Maybe form wasn’t so important. Maybe experience in contention at this tournament wasn’t a necessity. Maybe odds weren’t such a determining factor of winning potential.

And then – poof! – all of these new theories quickly became old again, any subsequent triple-digit tickets being left to flutter in the breeze without consequence.

Since Schwartzel’s victory in 2011, there have been eight Masters champions – and none have owned pre-tourney odds higher than those of Danny Willett four years ago at 50/1.

All of which should leave us asking this question entering this year’s delayed edition of the event: Can a big-time longshot still win this tournament?

Charl Schwartzel was the last triple-digit longshot to win the Masters. Credit: Photo by Sam Greenwood/Augusta National/Getty Images

There are undoubtedly a few relevant factors to account for why no player with big odds has won here lately, many of which are golf-specific.

The most prevalent notion is that today’s fields are even more top-heavy than a decade ago. No longer are “good” players sneaking away with major titles; instead, it’s usually a player who is some varying degree of “great.” Check the list of these winners in recent years – not just at the Masters, but all majors – and you’ll rarely find a one-hit wonder or surprise name. The best players are learning how to bring their optimal stuff to the biggest events and one of the byproducts is that we don’t have the same volume of underdog champions.

Another idea is that these courses – and yes, Augusta National specifically – are set up for the longest hitters and most prolific birdie-makers. The list of these players usually includes most of the game’s highest-ranked players, making it more difficult for a lesser-known player to come out of nowhere to hold off the elite-level guys.

All of that is inherently true, though it hardly serves as the most logical explanation for the lack of triple-digit Masters winners lately.

Instead, I’ll proffer that there are no more Immelmans, Cabreras and Schwartzels less because of their competition and more because of … us.

That’s right – us.
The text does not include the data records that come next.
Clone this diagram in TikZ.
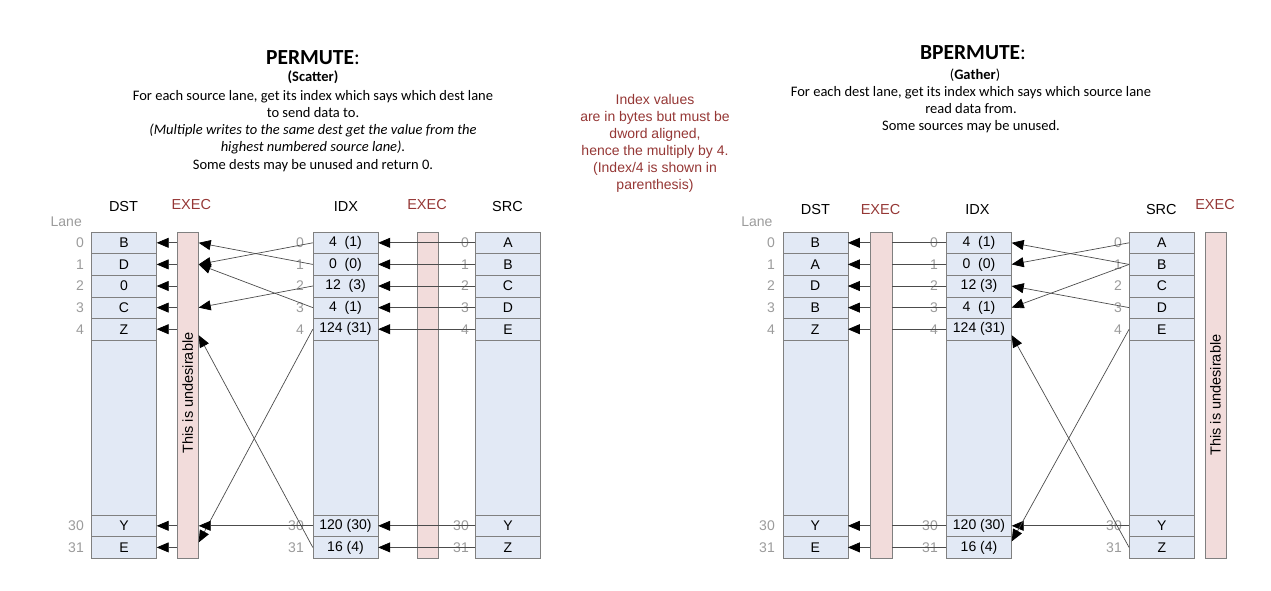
\documentclass[tikz,border=0pt]{standalone}
\usepackage{fontspec}
\setmainfont{Liberation Sans}
\newfontfamily\calibri{Carlito}
\usetikzlibrary{arrows.meta,calc}
\definecolor{cellblue}{RGB}{226,233,245}
\definecolor{execpink}{RGB}{242,220,219}
\definecolor{execred}{RGB}{149,55,53}
\definecolor{lanegray}{RGB}{155,155,155}
\definecolor{rulegray}{RGB}{128,128,128}
\tikzset{
  cell/.style={draw=rulegray, fill=cellblue, minimum width=65pt, minimum height=21.6pt, inner sep=0pt, font=\fontsize{14}{16}\selectfont},
  gapcell/.style={cell, minimum height=175pt},
  execbar/.style={draw=rulegray, fill=execpink, minimum width=21.5pt, minimum height=326.2pt, inner sep=0pt},
  lane/.style={anchor=east, text=lanegray, inner sep=0pt, font=\fontsize{14}{16}\selectfont},
  head/.style={inner sep=0pt, font=\fontsize{14.5}{16}\selectfont},
  exechead/.style={head, text=execred},
  note/.style={rotate=90, inner sep=0pt, font=\fontsize{14.5}{16}\selectfont},
  wire/.style={draw=black!70, line width=0.7pt},
  feed/.style={wire, -{Triangle[length=12pt, width=10pt, color=black]}},
  headline/.style={anchor=base, inner sep=0pt, font=\calibri\fontsize{21.5}{24}\selectfont},
  body/.style={anchor=base, inner sep=0pt, font=\calibri\fontsize{14.5}{17}\selectfont},
  remark/.style={anchor=base, inner sep=0pt, text=execred, font=\fontsize{14}{17}\selectfont}
}
\begin{document}
\begin{tikzpicture}[x=1pt,y=-1pt]
\useasboundingbox (0,0) rectangle (1271,590);
% texts
\node[headline] (ptitle) at (313,64.5) {\textbf{PERMUTE}:};
\node[body] (pkind) at (313,81.5) {\textbf{(Scatter)}};
\foreach \t [count=\k] in {{For each source lane, get its index which says which dest lane}, {to send data to.}, {\itshape (Multiple writes to the same dest get the value from the}, {\itshape highest numbered source lane).}, {Some dests may be unused and return 0.}}
  \node[body] (pline\k) at (313,82.7+17.3*\k) {\t};
\node[headline] (btitle) at (973,59.5) {\textbf{BPERMUTE}:};
\node[body] (bkind) at (975,79) {(\textbf{Gather})};
\foreach \t [count=\k] in {{For each dest lane, get its index which says which source lane}, {read data from.}, {Some sources may be unused.}}
  \node[body] (bline\k) at (971,79.5+17*\k) {\t};
\foreach \t [count=\k] in {{Index values}, {are in bytes but must be}, {dword aligned,}, {hence the multiply by 4.}, {(Index/4 is shown in}, {parenthesis)}}
  \node[remark] (rline\k) at (655,87.5+17*\k) {\t};
% PERMUTE
\node[head] (pdsth) at (123.5,206.7) {DST};
\node[exechead] (pexah) at (191.3,205) {EXEC};
\node[head] (pidxh) at (346,206.7) {IDX};
\node[exechead] (pexbh) at (427,205) {EXEC};
\node[head] (psrch) at (507.5,206.7) {SRC};
\node[lane] (plane) at (82,222) {Lane};
\node[execbar] (pexa) at (187.75,395.1) {};
\node[execbar] (pexb) at (427.5,395.1) {};
\node[note] (pnote) at (187.75,393) {This is undesirable};
\node[gapcell] (pdstgap) at (124,427.5) {};
\node[gapcell] (pidxgap) at (345.5,427.5) {};
\node[gapcell] (psrcgap) at (508,427.5) {};
\foreach \r/\y/\d/\i/\s in {0/242.8/B/4~~(1)/A, 1/264.4/D/0~~(0)/B, 2/286/0/12~~(3)/C, 3/307.6/C/4~~(1)/D, 4/329.2/Z/124 (31)/E, 30/525.8/Y/120 (30)/Y, 31/547.4/E/16 (4)/Z} {
  \node[cell] (pdst\r) at (124,\y) {\d};
  \node[cell] (pidx\r) at (345.5,\y) {\i};
  \node[cell] (psrc\r) at (508,\y) {\s};
  \node[lane] (pdl\r) at (84,\y) {\r};
  \node[lane] (pil\r) at (304,\y) {\r};
  \node[lane] (psl\r) at (469,\y) {\r};
}
\foreach \r in {0,1,2,3,4,30,31} {
  \draw[feed] (pexa.west |- pdst\r) -- (pdst\r.east);
  \draw[feed] (psrc\r.west) -- (pidx\r.east);
}
\foreach \a/\b/\o in {0/1/0, 1/0/0, 2/3/0, 3/1/0, 4/31/-5, 30/30/0, 31/4/6}
  \draw[feed] (pidx\a.west) -- ($(pexa.east |- pdst\b)+(0,\o)$);
% BPERMUTE
\node[head] (bdsth) at (815.4,209.5) {DST};
\node[exechead] (bexah) at (880.5,209.5) {EXEC};
\node[head] (bidxh) at (977.5,209.5) {IDX};
\node[head] (bsrch) at (1161.3,210) {SRC};
\node[exechead] (bexbh) at (1215,205) {EXEC};
\node[lane] (blane) at (772.7,222) {Lane};
\node[execbar] (bexa) at (881,395.1) {};
\node[execbar] (bexb) at (1215.5,395.1) {};
\node[note] (bnote) at (1215.5,395) {This is undesirable};
\node[gapcell] (bdstgap) at (815.2,427.5) {};
\node[gapcell] (bidxgap) at (979,427.5) {};
\node[gapcell] (bsrcgap) at (1161.8,427.5) {};
\foreach \r/\y/\d/\i/\s in {0/242.8/B/4~~(1)/A, 1/264.4/A/0~~(0)/B, 2/286/D/12 (3)/C, 3/307.6/B/4~~(1)/D, 4/329.2/Z/124 (31)/E, 30/525.8/Y/120 (30)/Y, 31/547.4/E/16 (4)/Z} {
  \node[cell] (bdst\r) at (815.2,\y) {\d};
  \node[cell] (bidx\r) at (979,\y) {\i};
  \node[cell] (bsrc\r) at (1161.8,\y) {\s};
  \node[lane] (bdl\r) at (775,\y) {\r};
  \node[lane] (bil\r) at (938,\y) {\r};
  \node[lane] (bsl\r) at (1122,\y) {\r};
}
\foreach \r in {0,1,2,3,4,30,31} {
  \draw[feed] (bexa.west |- bdst\r) -- (bdst\r.east);
  \draw[wire] (bidx\r.west) -- (bexa.east |- bidx\r);
}
\foreach \a/\b/\o in {0/1/0, 1/0/0, 2/3/0, 3/1/0, 4/31/6, 30/30/0, 31/4/-6}
  \draw[feed] (bsrc\b.west) -- ($(bidx\a.east)+(0,\o)$);
\end{tikzpicture}
\end{document}
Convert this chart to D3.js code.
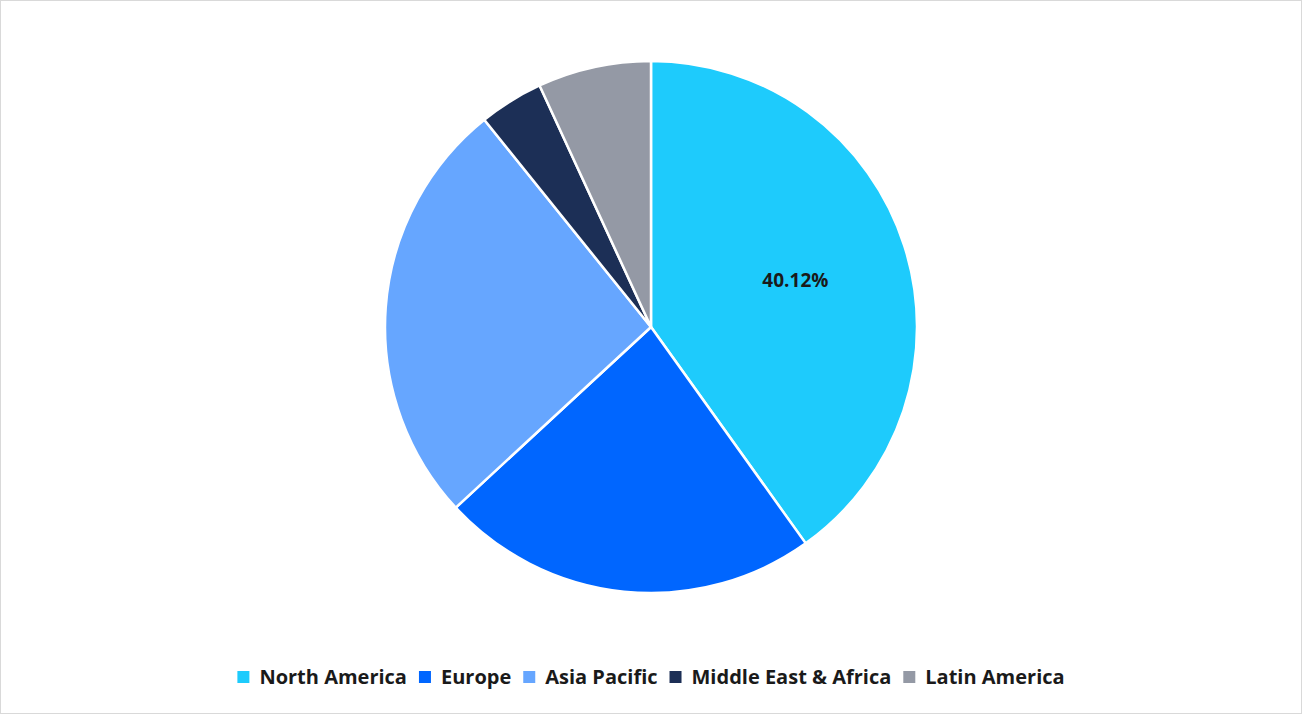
<!DOCTYPE html>
<html><head><meta charset="utf-8">
<script src="https://cdn.jsdelivr.net/npm/d3@7"></script>
<style>
body{margin:0;background:#fff;font-family:"Open Sans","Liberation Sans",sans-serif}
</style></head>
<body><svg id="chart" width="1302" height="714"></svg>
<script>
// values
const regions = ["North America", "Europe", "Asia Pacific", "Middle East & Africa", "Latin America"]
const shares = [40.12, 23.0, 26.1, 3.9, 6.88]
const colors = ["#1ECBFC", "#0066FF", "#66A6FF", "#1C2F56", "#9499A5"]
const labelled = ["North America"]

const svg = d3.select("#chart")
svg.append("rect").attr("x", 0.5).attr("y", 0.5).attr("width", 1301).attr("height", 713)
  .attr("fill", "#fff").attr("stroke", "#d9d9d9")

const cx = 651, cy = 327, r = 266
const pie = d3.pie().sort(null).value(d => d.v)
const arc = d3.arc().innerRadius(0).outerRadius(r)
const data = pie(regions.map((k, i) => ({k, v: shares[i], c: colors[i]})))

const g = svg.append("g").attr("transform", `translate(${cx},${cy})`)
g.selectAll("path").data(data).enter().append("path")
  .attr("d", arc).attr("fill", d => d.data.c)
  .attr("stroke", "#fff").attr("stroke-width", 2.5)

const labelArc = d3.arc().innerRadius(r * 0.57).outerRadius(r * 0.57)
g.selectAll("text").data(data.filter(d => labelled.includes(d.data.k))).enter().append("text")
  .attr("transform", d => `translate(${labelArc.centroid(d)})`)
  .attr("text-anchor", "middle").attr("dy", "0.35em")
  .attr("font-size", 19).attr("font-weight", "bold").attr("fill", "#1a1a1a")
  .text(d => d.data.v.toFixed(2) + "%")

// legend, centred
const legend = svg.append("g")
let x = 0
regions.forEach((k, i) => {
  const it = legend.append("g").attr("transform", `translate(${x},0)`)
  it.append("rect").attr("x", 0).attr("y", -6).attr("width", 12).attr("height", 12).attr("fill", colors[i])
  const t = it.append("text").attr("x", 22).attr("dy", "0.35em")
    .attr("font-size", 20).attr("font-weight", "bold").attr("fill", "#1a1a1a").text(k)
  x += 22 + t.node().getComputedTextLength() + 12
})
legend.attr("transform", `translate(${(1302 - (x - 12)) / 2},677)`)
</script></body></html>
The gambling public.

The game of golf has always been synonymous with betting, but the trajectory of this relationship has been elevated so much in the past handful of years.

A decade ago, a recent major winner like Cabrera could sneak into a major field at triple-digit odds due to the fact that the general population was only paying the most attention to the most in-form players for outrights and so those prices were never deflated because they were simply reflective of public opinion.

Case in point: Willett himself, who was initially at triple-digit odds in 2016, only to drop when he won a European Tour event early that year and finished T-3 at a WGC. Not to suggest bettors in previous years were too unsophisticated to understand the value of a longshot, but his ascendancy on that pre-tournament board proves the keener eye that bettors have accrued in recent times.

Let’s keep all of this in mind when searching for that golden ticket this week.

Sure, we’d all like to find that triple-digit longshot who’s going to win this title, but there are increasing reasons it likely won’t happen. First, that player will have to defeat Bryson DeChambeau, Dustin Johnson, Justin Thomas, Rory McIlroy, Xander Schauffele, Brooks Koepka and all of the other superstars with lower odds next to their names.

Just as importantly, though, if you happen to see a player with outright value at 100/1, then chances are plenty of others have seen him, too, which will undeniably drive the price down to a range in which we’ve become more accustomed to players winning this tournament.

It would be pretty lucrative to turn back the clock and have a bunch of potential Masters winners with such lofty odds, but as we search for that player this week, though, we should realize that we have ourselves to blame as much as anyone else. Consider it a veritable Catch-22 in that our collective justification for becoming smarter in this realm is summarily keeping us from finding that longshot winner who was once available.